- [EXERCISE]: Write out the records beneath this line exactly as they appear, minus any images.
▼
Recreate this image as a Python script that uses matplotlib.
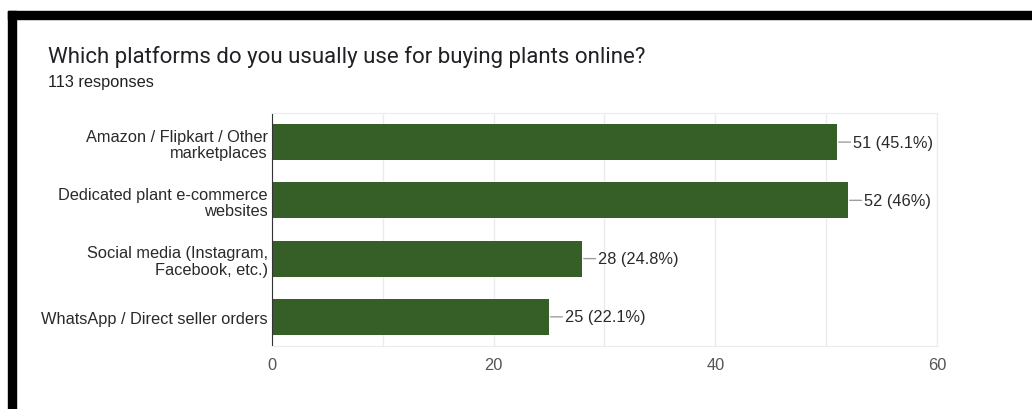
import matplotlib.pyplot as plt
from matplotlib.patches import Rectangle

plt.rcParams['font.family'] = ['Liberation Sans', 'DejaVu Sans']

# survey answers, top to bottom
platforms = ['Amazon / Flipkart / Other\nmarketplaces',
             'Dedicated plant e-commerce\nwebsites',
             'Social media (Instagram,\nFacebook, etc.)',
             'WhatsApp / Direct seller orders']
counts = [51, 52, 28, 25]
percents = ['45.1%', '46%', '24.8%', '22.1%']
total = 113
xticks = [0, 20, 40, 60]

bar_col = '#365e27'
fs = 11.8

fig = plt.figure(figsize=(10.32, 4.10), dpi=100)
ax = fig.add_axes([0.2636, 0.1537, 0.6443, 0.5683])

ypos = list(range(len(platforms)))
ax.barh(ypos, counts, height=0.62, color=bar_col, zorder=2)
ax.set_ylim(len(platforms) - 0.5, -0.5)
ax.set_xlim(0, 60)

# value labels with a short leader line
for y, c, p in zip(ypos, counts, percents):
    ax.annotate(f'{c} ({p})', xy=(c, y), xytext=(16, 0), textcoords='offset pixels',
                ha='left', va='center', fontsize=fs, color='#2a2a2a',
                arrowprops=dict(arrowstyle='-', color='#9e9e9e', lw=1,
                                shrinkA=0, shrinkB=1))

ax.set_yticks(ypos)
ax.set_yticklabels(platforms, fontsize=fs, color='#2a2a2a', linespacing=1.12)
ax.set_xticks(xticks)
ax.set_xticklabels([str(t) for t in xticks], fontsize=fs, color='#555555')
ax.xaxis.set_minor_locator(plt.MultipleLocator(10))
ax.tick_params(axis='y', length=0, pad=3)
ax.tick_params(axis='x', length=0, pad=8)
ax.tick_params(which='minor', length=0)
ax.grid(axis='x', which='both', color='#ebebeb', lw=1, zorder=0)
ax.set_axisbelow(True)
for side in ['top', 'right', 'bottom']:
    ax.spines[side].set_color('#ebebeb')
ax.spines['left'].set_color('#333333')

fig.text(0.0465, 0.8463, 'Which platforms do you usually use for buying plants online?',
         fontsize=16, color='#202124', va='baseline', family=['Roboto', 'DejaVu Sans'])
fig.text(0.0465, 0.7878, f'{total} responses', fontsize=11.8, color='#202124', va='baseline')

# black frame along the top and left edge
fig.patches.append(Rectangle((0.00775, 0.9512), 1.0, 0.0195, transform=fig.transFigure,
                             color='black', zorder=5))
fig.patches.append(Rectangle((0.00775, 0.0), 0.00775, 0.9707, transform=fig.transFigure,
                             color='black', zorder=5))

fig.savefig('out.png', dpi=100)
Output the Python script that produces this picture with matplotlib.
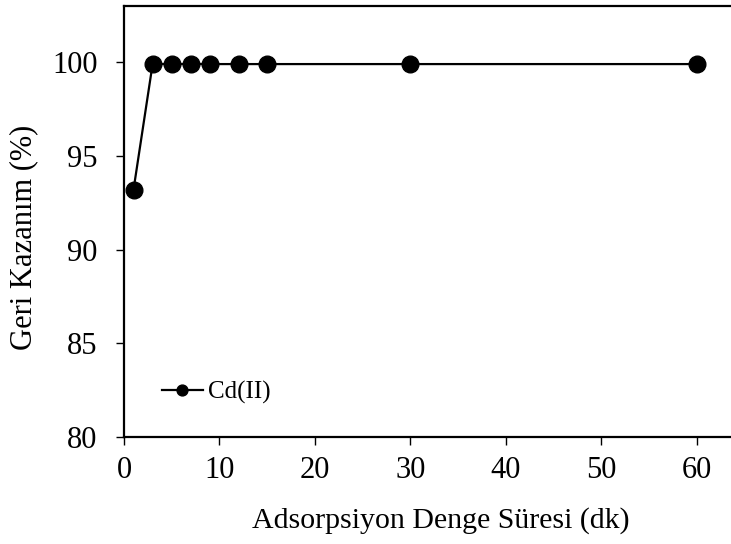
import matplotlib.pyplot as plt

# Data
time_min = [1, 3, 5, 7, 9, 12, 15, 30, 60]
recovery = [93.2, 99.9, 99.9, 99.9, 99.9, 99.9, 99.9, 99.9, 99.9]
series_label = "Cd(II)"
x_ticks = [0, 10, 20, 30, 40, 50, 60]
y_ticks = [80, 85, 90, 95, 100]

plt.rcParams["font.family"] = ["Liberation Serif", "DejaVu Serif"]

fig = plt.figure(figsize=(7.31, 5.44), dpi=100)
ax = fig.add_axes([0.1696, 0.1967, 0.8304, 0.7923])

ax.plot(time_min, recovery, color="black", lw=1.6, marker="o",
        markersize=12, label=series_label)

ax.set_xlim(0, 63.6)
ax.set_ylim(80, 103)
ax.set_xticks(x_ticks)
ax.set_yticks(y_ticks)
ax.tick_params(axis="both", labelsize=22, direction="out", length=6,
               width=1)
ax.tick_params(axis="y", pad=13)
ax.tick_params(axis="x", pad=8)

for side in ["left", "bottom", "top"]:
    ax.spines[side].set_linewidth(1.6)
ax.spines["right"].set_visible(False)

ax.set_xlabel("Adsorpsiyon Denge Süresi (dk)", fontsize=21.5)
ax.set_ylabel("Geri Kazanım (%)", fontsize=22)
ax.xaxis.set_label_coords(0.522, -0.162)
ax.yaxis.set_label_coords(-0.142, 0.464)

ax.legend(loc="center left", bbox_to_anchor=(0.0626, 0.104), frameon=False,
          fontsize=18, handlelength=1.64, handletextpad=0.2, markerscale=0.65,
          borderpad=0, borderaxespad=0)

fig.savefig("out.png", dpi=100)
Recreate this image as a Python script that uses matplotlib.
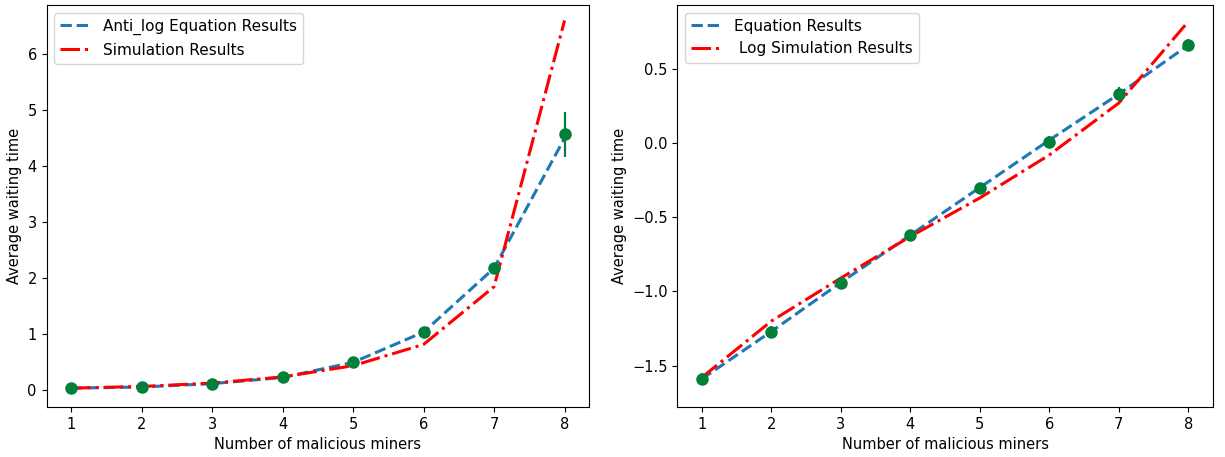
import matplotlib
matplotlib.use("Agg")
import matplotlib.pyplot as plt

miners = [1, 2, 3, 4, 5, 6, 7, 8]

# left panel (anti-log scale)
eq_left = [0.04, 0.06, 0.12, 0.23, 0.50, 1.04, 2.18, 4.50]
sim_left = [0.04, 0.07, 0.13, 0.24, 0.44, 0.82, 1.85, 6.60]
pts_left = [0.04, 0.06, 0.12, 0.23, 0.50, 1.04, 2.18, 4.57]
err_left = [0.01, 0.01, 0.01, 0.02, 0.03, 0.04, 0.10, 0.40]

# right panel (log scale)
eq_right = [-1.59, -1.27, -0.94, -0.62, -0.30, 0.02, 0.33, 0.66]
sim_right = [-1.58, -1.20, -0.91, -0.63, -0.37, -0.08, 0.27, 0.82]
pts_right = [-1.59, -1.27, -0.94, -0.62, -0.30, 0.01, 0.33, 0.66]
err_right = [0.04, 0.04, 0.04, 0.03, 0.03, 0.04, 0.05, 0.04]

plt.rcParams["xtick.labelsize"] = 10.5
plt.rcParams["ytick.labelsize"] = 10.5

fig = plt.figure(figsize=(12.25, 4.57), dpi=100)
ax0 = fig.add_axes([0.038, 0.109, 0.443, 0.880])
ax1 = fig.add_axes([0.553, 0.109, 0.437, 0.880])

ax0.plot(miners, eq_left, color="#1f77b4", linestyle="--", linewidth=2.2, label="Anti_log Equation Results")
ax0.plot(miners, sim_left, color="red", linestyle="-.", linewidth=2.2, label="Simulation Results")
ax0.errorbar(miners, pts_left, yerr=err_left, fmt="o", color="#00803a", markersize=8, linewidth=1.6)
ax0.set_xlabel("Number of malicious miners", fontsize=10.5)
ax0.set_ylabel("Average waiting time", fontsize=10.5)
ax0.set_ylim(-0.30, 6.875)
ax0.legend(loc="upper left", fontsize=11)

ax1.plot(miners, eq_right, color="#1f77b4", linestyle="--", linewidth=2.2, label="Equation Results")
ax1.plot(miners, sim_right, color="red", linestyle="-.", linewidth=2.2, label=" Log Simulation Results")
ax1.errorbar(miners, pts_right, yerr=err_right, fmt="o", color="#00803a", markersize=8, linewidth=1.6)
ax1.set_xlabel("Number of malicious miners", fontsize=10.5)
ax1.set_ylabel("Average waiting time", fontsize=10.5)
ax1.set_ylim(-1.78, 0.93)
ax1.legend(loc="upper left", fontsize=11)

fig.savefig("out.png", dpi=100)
▲
- [ANSWER TO THIS EXERCISE]:
Recreate this image as a Python script that uses matplotlib.
import matplotlib.pyplot as plt
from matplotlib.patches import Rectangle

plt.rcParams['font.family'] = ['Liberation Sans', 'DejaVu Sans']

# survey answers, top to bottom
platforms = ['Amazon / Flipkart / Other\nmarketplaces',
             'Dedicated plant e-commerce\nwebsites',
             'Social media (Instagram,\nFacebook, etc.)',
             'WhatsApp / Direct seller orders']
counts = [51, 52, 28, 25]
percents = ['45.1%', '46%', '24.8%', '22.1%']
total = 113
xticks = [0, 20, 40, 60]

bar_col = '#365e27'
fs = 11.8

fig = plt.figure(figsize=(10.32, 4.10), dpi=100)
ax = fig.add_axes([0.2636, 0.1537, 0.6443, 0.5683])

ypos = list(range(len(platforms)))
ax.barh(ypos, counts, height=0.62, color=bar_col, zorder=2)
ax.set_ylim(len(platforms) - 0.5, -0.5)
ax.set_xlim(0, 60)

# value labels with a short leader line
for y, c, p in zip(ypos, counts, percents):
    ax.annotate(f'{c} ({p})', xy=(c, y), xytext=(16, 0), textcoords='offset pixels',
                ha='left', va='center', fontsize=fs, color='#2a2a2a',
                arrowprops=dict(arrowstyle='-', color='#9e9e9e', lw=1,
                                shrinkA=0, shrinkB=1))

ax.set_yticks(ypos)
ax.set_yticklabels(platforms, fontsize=fs, color='#2a2a2a', linespacing=1.12)
ax.set_xticks(xticks)
ax.set_xticklabels([str(t) for t in xticks], fontsize=fs, color='#555555')
ax.xaxis.set_minor_locator(plt.MultipleLocator(10))
ax.tick_params(axis='y', length=0, pad=3)
ax.tick_params(axis='x', length=0, pad=8)
ax.tick_params(which='minor', length=0)
ax.grid(axis='x', which='both', color='#ebebeb', lw=1, zorder=0)
ax.set_axisbelow(True)
for side in ['top', 'right', 'bottom']:
    ax.spines[side].set_color('#ebebeb')
ax.spines['left'].set_color('#333333')

fig.text(0.0465, 0.8463, 'Which platforms do you usually use for buying plants online?',
         fontsize=16, color='#202124', va='baseline', family=['Roboto', 'DejaVu Sans'])
fig.text(0.0465, 0.7878, f'{total} responses', fontsize=11.8, color='#202124', va='baseline')

# black frame along the top and left edge
fig.patches.append(Rectangle((0.00775, 0.9512), 1.0, 0.0195, transform=fig.transFigure,
                             color='black', zorder=5))
fig.patches.append(Rectangle((0.00775, 0.0), 0.00775, 0.9707, transform=fig.transFigure,
                             color='black', zorder=5))

fig.savefig('out.png', dpi=100)
Output the Python script that produces this picture with matplotlib.
import matplotlib.pyplot as plt

# Data
time_min = [1, 3, 5, 7, 9, 12, 15, 30, 60]
recovery = [93.2, 99.9, 99.9, 99.9, 99.9, 99.9, 99.9, 99.9, 99.9]
series_label = "Cd(II)"
x_ticks = [0, 10, 20, 30, 40, 50, 60]
y_ticks = [80, 85, 90, 95, 100]

plt.rcParams["font.family"] = ["Liberation Serif", "DejaVu Serif"]

fig = plt.figure(figsize=(7.31, 5.44), dpi=100)
ax = fig.add_axes([0.1696, 0.1967, 0.8304, 0.7923])

ax.plot(time_min, recovery, color="black", lw=1.6, marker="o",
        markersize=12, label=series_label)

ax.set_xlim(0, 63.6)
ax.set_ylim(80, 103)
ax.set_xticks(x_ticks)
ax.set_yticks(y_ticks)
ax.tick_params(axis="both", labelsize=22, direction="out", length=6,
               width=1)
ax.tick_params(axis="y", pad=13)
ax.tick_params(axis="x", pad=8)

for side in ["left", "bottom", "top"]:
    ax.spines[side].set_linewidth(1.6)
ax.spines["right"].set_visible(False)

ax.set_xlabel("Adsorpsiyon Denge Süresi (dk)", fontsize=21.5)
ax.set_ylabel("Geri Kazanım (%)", fontsize=22)
ax.xaxis.set_label_coords(0.522, -0.162)
ax.yaxis.set_label_coords(-0.142, 0.464)

ax.legend(loc="center left", bbox_to_anchor=(0.0626, 0.104), frameon=False,
          fontsize=18, handlelength=1.64, handletextpad=0.2, markerscale=0.65,
          borderpad=0, borderaxespad=0)

fig.savefig("out.png", dpi=100)
Recreate this image as a Python script that uses matplotlib.
import matplotlib
matplotlib.use("Agg")
import matplotlib.pyplot as plt

miners = [1, 2, 3, 4, 5, 6, 7, 8]

# left panel (anti-log scale)
eq_left = [0.04, 0.06, 0.12, 0.23, 0.50, 1.04, 2.18, 4.50]
sim_left = [0.04, 0.07, 0.13, 0.24, 0.44, 0.82, 1.85, 6.60]
pts_left = [0.04, 0.06, 0.12, 0.23, 0.50, 1.04, 2.18, 4.57]
err_left = [0.01, 0.01, 0.01, 0.02, 0.03, 0.04, 0.10, 0.40]

# right panel (log scale)
eq_right = [-1.59, -1.27, -0.94, -0.62, -0.30, 0.02, 0.33, 0.66]
sim_right = [-1.58, -1.20, -0.91, -0.63, -0.37, -0.08, 0.27, 0.82]
pts_right = [-1.59, -1.27, -0.94, -0.62, -0.30, 0.01, 0.33, 0.66]
err_right = [0.04, 0.04, 0.04, 0.03, 0.03, 0.04, 0.05, 0.04]

plt.rcParams["xtick.labelsize"] = 10.5
plt.rcParams["ytick.labelsize"] = 10.5

fig = plt.figure(figsize=(12.25, 4.57), dpi=100)
ax0 = fig.add_axes([0.038, 0.109, 0.443, 0.880])
ax1 = fig.add_axes([0.553, 0.109, 0.437, 0.880])

ax0.plot(miners, eq_left, color="#1f77b4", linestyle="--", linewidth=2.2, label="Anti_log Equation Results")
ax0.plot(miners, sim_left, color="red", linestyle="-.", linewidth=2.2, label="Simulation Results")
ax0.errorbar(miners, pts_left, yerr=err_left, fmt="o", color="#00803a", markersize=8, linewidth=1.6)
ax0.set_xlabel("Number of malicious miners", fontsize=10.5)
ax0.set_ylabel("Average waiting time", fontsize=10.5)
ax0.set_ylim(-0.30, 6.875)
ax0.legend(loc="upper left", fontsize=11)

ax1.plot(miners, eq_right, color="#1f77b4", linestyle="--", linewidth=2.2, label="Equation Results")
ax1.plot(miners, sim_right, color="red", linestyle="-.", linewidth=2.2, label=" Log Simulation Results")
ax1.errorbar(miners, pts_right, yerr=err_right, fmt="o", color="#00803a", markersize=8, linewidth=1.6)
ax1.set_xlabel("Number of malicious miners", fontsize=10.5)
ax1.set_ylabel("Average waiting time", fontsize=10.5)
ax1.set_ylim(-1.78, 0.93)
ax1.legend(loc="upper left", fontsize=11)

fig.savefig("out.png", dpi=100)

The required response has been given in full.